Oyster shells can save the world:
http://theadvocate.com/home/9320964-125/st-bernard-parishs-gets-oyster
Pump once and you are done
http://www.houmatoday.com/article/20140809/ARTICLES/140809660
Putting aside the unrealistic estimates of the amount of sand necessary to create this land, and the $125,000 an acre cost of building it, the most telling part of this story is that the project has a limited lifetime. It is based on a steady state world model in which they can pump the sand and then stop and things will be fine. Yet subsidence and sea level rise will be drowning the land from the first first day of the project. This project also assumes that no hurricanes will come along and redistribute the sand.But like the schemes, this will move a lot of other people’s money to local contractors.

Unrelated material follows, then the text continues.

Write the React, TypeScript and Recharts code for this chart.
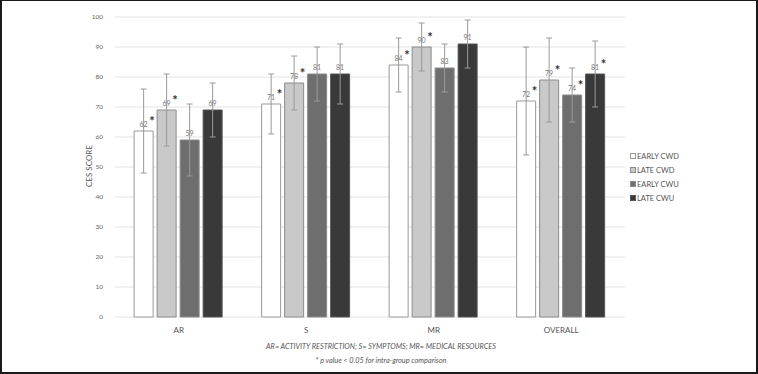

How to make a pond in a sponge:
http://www.nola.com/politics/index.ssf/2013/09/water_in_new_orleans_new_appro.html
Soil that has had the organics oxidized out does not reconstitute itself when wet. Building these ponds would require saturating the land around them, since the there is a constant flow of water through the soil to the pumps. If you stop pumping, the water starts to accumulate. If you have saturated the area with water before a rain storm, you have reduced the capacity of the area to absorb new water. This will increase the flooding as the pumps struggle to dewater the area so that the flood water will then be pumped out.